Ethylene glycol has a chemical formula of HOCH₂CH₂OH, which means it has two hydroxyl (-OH) groups, one on each end of the molecule. These hydroxyl groups facilitate the formation of hydrogen bonds with other ethylene glycol molecules. Pentane, on the other hand, has a chemical formula of C₅H₁₂. It is a simple hydrocarbon with no functional groups that can form hydrogen bonds like those in ethylene glycol.

The presence of hydroxyl groups in ethylene glycol allows it to form strong hydrogen bonds with other ethylene glycol molecules, while pentane can only form weaker London dispersion forces (also called van der Waals forces) with other pentane molecules. London dispersion forces are generally weaker than hydrogen bonds because they result from temporary, induced dipoles and are therefore less effective at keeping molecules together at higher temperatures.

The stronger hydrogen bonds in ethylene glycol cause it to have a higher viscosity than pentane, which only contains weaker London dispersion forces. Viscosity is a measure of a fluid's resistance to flow, so the stronger intermolecular forces in ethylene glycol cause its molecules to "stick together" more, making it more resistant to flow and therefore more viscous.

Volatility refers to how readily a substance evaporates or turns into a gas. Since ethylene glycol has stronger intermolecular forces due to hydrogen bonding, it is less volatile than pentane, which only has weaker London dispersion forces holding its molecules together. The weaker intermolecular forces in pentane mean its molecules can more easily overcome these forces and escape into the gas phase, making it more volatile at room temperature.

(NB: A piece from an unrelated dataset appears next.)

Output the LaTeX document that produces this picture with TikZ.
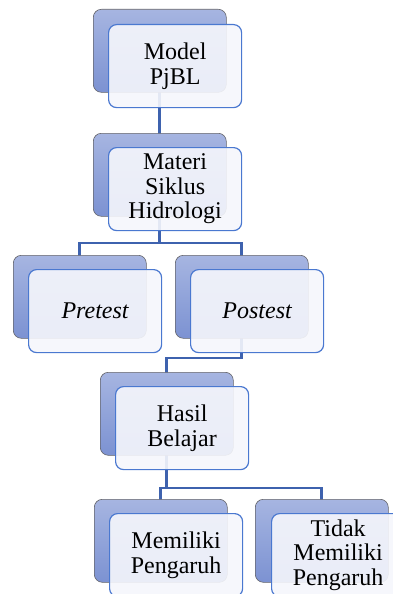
\documentclass[tikz,border=0pt]{standalone}
\usepackage{fontspec}
\setmainfont{Liberation Serif}
\newfontfamily\tnr{Liberation Serif}
\usetikzlibrary{backgrounds}
\definecolor{backtop}{RGB}{166,181,225}
\definecolor{backbot}{RGB}{124,146,210}
\definecolor{backedge}{RGB}{100,100,105}
\definecolor{frontedge}{RGB}{74,120,208}
\definecolor{frontfill}{RGB}{246,247,252}
\definecolor{connc}{RGB}{62,98,174}
\tikzset{
  backbox/.style={draw=backedge, line width=0.6pt, rounded corners=8pt,
    minimum width=133pt, minimum height=83pt, inner sep=0pt, anchor=north west,
    top color=backtop, bottom color=backbot},
  frontbox/.style={draw=frontedge, line width=1.2pt, rounded corners=8pt,
    minimum width=133pt, minimum height=83pt, inner sep=0pt, anchor=north west,
    fill=frontfill, fill opacity=0.9, text opacity=1, align=center,
    font=\tnr\fontsize{24pt}{24.5pt}\selectfont},
  conn/.style={draw=connc, line width=2.8pt}
}
\begin{document}
\begin{tikzpicture}[x=1pt,y=-1pt]
\useasboundingbox (0,0) rectangle (393,594);
\clip (0,0) rectangle (393,594);
% Model PjBL
\node[backbox] (mB) at (93,9) {};
\node[frontbox] (mF) at (108,24) {Model\\PjBL};
% Materi
\node[backbox] (tB) at (93,133) {};
\node[frontbox] (tF) at (108,147) {Materi\\Siklus\\Hidrologi};
% Pretest
\node[backbox] (pB) at (13,255) {};
\node[frontbox] (pF) at (28,269) {\itshape Pretest};
% Postest
\node[backbox] (qB) at (175,255) {};
\node[frontbox] (qF) at (190,269) {\itshape Postest};
% Hasil
\node[backbox] (hB) at (100,372) {};
\node[frontbox] (hF) at (115,386) {Hasil\\Belajar};
% Memiliki
\node[backbox] (aB) at (94,499) {};
\node[frontbox] (aF) at (109,513) {Memiliki\\Pengaruh};
% Tidak
\node[backbox] (bB) at (255,499) {};
\node[frontbox] (bF) at (271,513) {Tidak\\Memiliki\\Pengaruh};
\coordinate (j1) at (0,243);
\coordinate (j2) at (0,358);
\coordinate (j3) at (0,488);
\begin{scope}[on background layer]
\fill[white] (0,0) rectangle (393,594);
\draw[conn] (mB.center) -- (tB.center);
\draw[conn] (tB.center) -- (tB.center |- j1);
\draw[conn] (pB.center) -- (pB.center |- j1) -- (qB.center |- j1) -- (qB.center);
\draw[conn] (qB.center) -- (qB.center |- j2) -- (hB.center |- j2) -- (hB.center);
\draw[conn] (hB.center) -- (hB.center |- j3);
\draw[conn] (aB.center) -- (aB.center |- j3) -- (bB.center |- j3) -- (bB.center);
\end{scope}
\end{tikzpicture}
\end{document}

The boiling point of a substance is the temperature at which it transitions from a liquid to a gas. The stronger hydrogen bonds in ethylene glycol require more energy to break, meaning its boiling point is higher (\(198^{\circ} \mathrm{C}\)) than that of pentane, which has weaker London dispersion forces and therefore a lower boiling point (\(36.1^{\circ} \mathrm{C}\)). Since more energy is needed to break the hydrogen bonds in ethylene glycol, its boiling point is significantly higher than that of pentane. In conclusion, the unique physical properties of ethylene glycol and pentane can be attributed to the differences in their chemical structures, specifically the presence of hydrogen bonding in ethylene glycol and the absence of it in pentane. These differences in intermolecular forces directly affect their viscosity, volatility, and boiling points.